7. Model Interpretation (with literature cues)
7.1 What the divergence is capturing
- Positive divergence (PPI > CPI): upstream/input prices rising faster than consumer prices. In standard “production chain” / cost‑push framing, this often signals pipeline inflation pressure that may pass through with a lag, depending on margins and pricing power.
- Negative divergence (PPI < CPI): producer prices cooling relative to consumer prices. This can reflect easing input costs, margin compression, or demand‑side dynamics where retail prices are stickier than upstream prices.
7.2 Why use a rolling z‑score
- Scale‑free signal: standardising the gap makes the indicator comparable across inflation regimes (e.g., 2008–2011 vs. 2021–2023).
- Robustness: median/MAD reduces sensitivity to outliers from energy shocks or one‑off supply chain events.
- “Small divergence” band: treat near‑zero readings as noise to avoid classification churn when data are volatile or subject to revisions.

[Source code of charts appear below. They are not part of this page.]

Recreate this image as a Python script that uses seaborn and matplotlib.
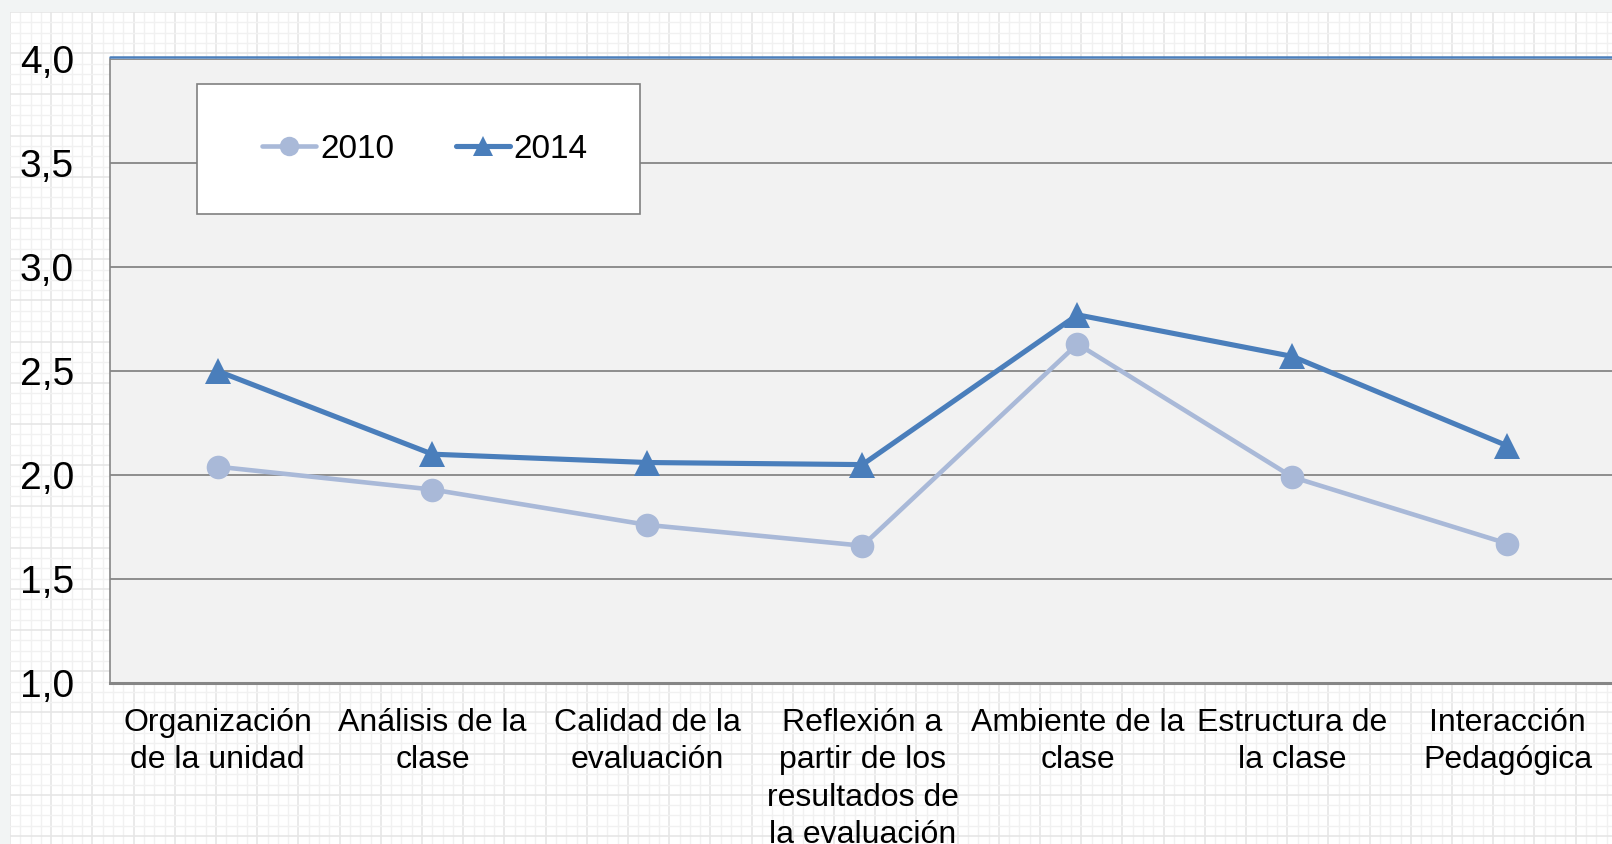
import numpy as np
import pandas as pd
import matplotlib
matplotlib.use("Agg")
import matplotlib.pyplot as plt
from matplotlib.patches import Rectangle
from matplotlib.ticker import FixedLocator
from matplotlib.transforms import ScaledTranslation
import seaborn as sns

# data
categories = [
    "Organización\nde la unidad",
    "Análisis de la\nclase",
    "Calidad de la\nevaluación",
    "Reflexión a\npartir de los\nresultados de\nla evaluación",
    "Ambiente de la\nclase",
    "Estructura de\nla clase",
    "Interacción\nPedagógica",
]
values_2010 = [2.04, 1.93, 1.76, 1.66, 2.63, 1.99, 1.67]
values_2014 = [2.50, 2.10, 2.06, 2.05, 2.77, 2.57, 2.14]
years = ["2010", "2014"]
y_ticks = [1.0, 1.5, 2.0, 2.5, 3.0, 3.5, 4.0]
y_tick_labels = ["1,0", "1,5", "2,0", "2,5", "3,0", "3,5", "4,0"]

df = pd.DataFrame({
    "categoria": list(range(len(categories))) * 2,
    "valor": values_2010 + values_2014,
    "año": [years[0]] * len(categories) + [years[1]] * len(categories),
})

sns.set_style("white")
plt.rcParams["font.family"] = ["Liberation Sans", "DejaVu Sans"]
plt.rcParams["text.color"] = "black"
plt.rcParams["xtick.labelcolor"] = "black"
plt.rcParams["ytick.labelcolor"] = "black"

col_2010 = "#a9b9d8"
col_2014 = "#4a7ebb"
grid_col = "#868686"

fig = plt.figure(figsize=(16.12, 8.44), dpi=100)
fig.patch.set_facecolor("#f2f4f4")

# faint sheet grid behind the chart
bg = fig.add_axes([10 / 1612, 0, 1 - 10 / 1612, 1 - 12 / 844], zorder=-5)
bg.set_facecolor("white")
bg.set_xlim(0, 1602)
bg.set_ylim(832, 0)
bg.set_xticks(np.arange(0, 1602, 10.3), minor=True)
bg.set_yticks(np.arange(0, 832, 10.3), minor=True)
bg.set_xticks(np.arange(0, 1602, 41.2))
bg.set_yticks(np.arange(0, 832, 41.2))
bg.grid(which="minor", color="#f1f1f1", lw=1.0)
bg.grid(which="major", color="#e6e6e6", lw=1.2)
bg.tick_params(which="both", length=0, labelbottom=False, labelleft=False)
for s in bg.spines.values():
    s.set_visible(False)

ax = fig.add_axes([110 / 1612, 1 - 683 / 844, 1505 / 1612, 624 / 844])
ax.set_facecolor("#f2f2f2")

sns.lineplot(
    data=df, x="categoria", y="valor", hue="año", style="año",
    palette={"2010": col_2010, "2014": col_2014},
    markers={"2010": "o", "2014": "^"}, dashes=False,
    markeredgewidth=0, ax=ax, legend=False,
)
for line in ax.lines:
    if line.get_marker() == "o":
        line.set_linewidth(3.3)
        line.set_markersize(17)
    else:
        line.set_linewidth(3.7)
        line.set_markersize(19)
        line.set_zorder(3)

ax.set_xlim(-0.5, len(categories) - 0.5)
ax.set_ylim(1.0, 4.0)
ax.set_yticks(y_ticks)
ax.set_yticklabels(y_tick_labels, fontsize=28)
ax.set_xticks(range(len(categories)))
ax.set_xticklabels(categories, fontsize=23, linespacing=1.32)
ax.xaxis.set_minor_locator(FixedLocator(np.arange(0.5, len(categories) - 0.5, 1)))
ax.tick_params(axis="x", which="major", length=0, pad=18)
ax.tick_params(axis="x", which="minor", length=11, width=1.2, color=grid_col)
ax.tick_params(axis="y", length=10, width=1.2, color=grid_col, pad=16)
ax.set_xlabel("")
ax.set_ylabel("")
ax.grid(axis="y", color=grid_col, lw=1.3)
ax.set_axisbelow(True)

ax.spines["right"].set_visible(False)
ax.spines["left"].set_color(grid_col)
ax.spines["left"].set_linewidth(1.2)
ax.spines["bottom"].set_color(grid_col)
ax.spines["bottom"].set_linewidth(2.2)
ax.spines["top"].set_visible(False)
top = ax.axhline(4.0, color=col_2014, lw=1.8, zorder=4, clip_on=False)
top.set_transform(top.get_transform() + ScaledTranslation(0, 2 / 100, fig.dpi_scale_trans))

# legend box
ax.add_patch(Rectangle((197 / 1612, 1 - 214 / 844), 443 / 1612, 130 / 844,
                       transform=fig.transFigure, facecolor="white",
                       edgecolor="#808080", lw=1.2, zorder=5, clip_on=False))
handles = [
    plt.Line2D([], [], color=col_2010, lw=3.3, marker="o", markersize=14, markeredgewidth=0),
    plt.Line2D([], [], color=col_2014, lw=3.7, marker="^", markersize=15, markeredgewidth=0),
]
leg = ax.legend(
    handles, years, loc="center left", bbox_to_anchor=(262 / 1612, 1 - 149 / 844),
    bbox_transform=fig.transFigure, ncol=2, fontsize=24, frameon=False,
    borderpad=0, handlelength=1.62, handletextpad=0.12, columnspacing=1.85,
    borderaxespad=0,
)
leg.set_zorder(6)

fig.savefig("out.png", dpi=100, facecolor=fig.get_facecolor())
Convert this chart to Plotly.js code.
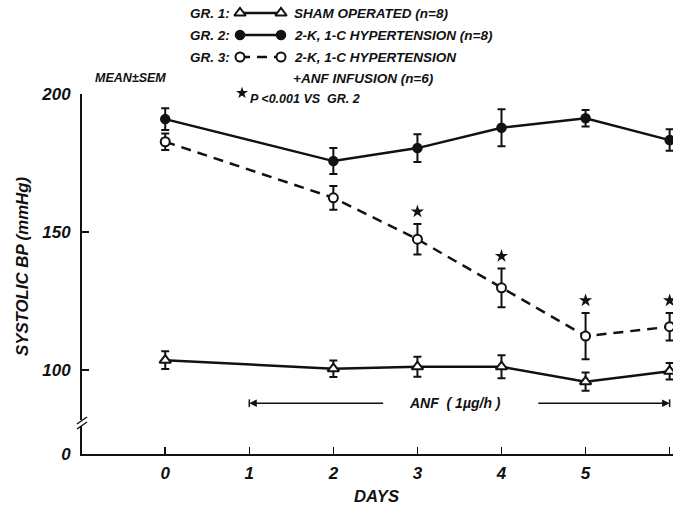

7.3 Practical reading of regimes
HOT means the PPI–CPI gap is unusually high versus its recent history (and/or CPI is already elevated). Interpret as pipeline pressure and a higher probability of upside inflation surprises or delayed disinflation.
COOL means the gap is unusually low/negative, especially when CPI is already low. Interpret as pipeline relief and a higher probability of continued disinflation or downside surprises.
NEUTRAL means divergence is not statistically unusual (or within the small-band). Treat as “no strong information” rather than “inflation is stable.”
7.4 Evidence and cautions from the literature
- Pass‑through is incomplete and lagged: empirical work commonly finds producer‑to‑consumer pass‑through exists but is not one‑for‑one and can vary by sector and period; interpret the signal as a directional risk indicator, not a mechanical forecast.
- Asymmetry is possible: large input spikes may pass through faster than input declines (menu costs, contracts, strategic pricing).
- Core vs headline: using core measures can improve interpretability during energy shocks, where headline PPI often overshoots CPI.
7.5 Suggested validation checks
- Compare the signal to inflation expectations (e.g., breakevens), survey prices‑paid, and unit labor cost trends.
- Track “time to CPI response” by computing cross‑correlations or lag regressions (PPI leads CPI) and re‑estimate periodically.
- When the regime flips on a single month, verify whether that month is still within the revision window for PPI (and whether SA factors were updated).
Keep the interpretation anchored in the model’s design: it is intended to flag unusual divergence and the associated risk of inflation persistence/surprise, not to estimate the level of future CPI.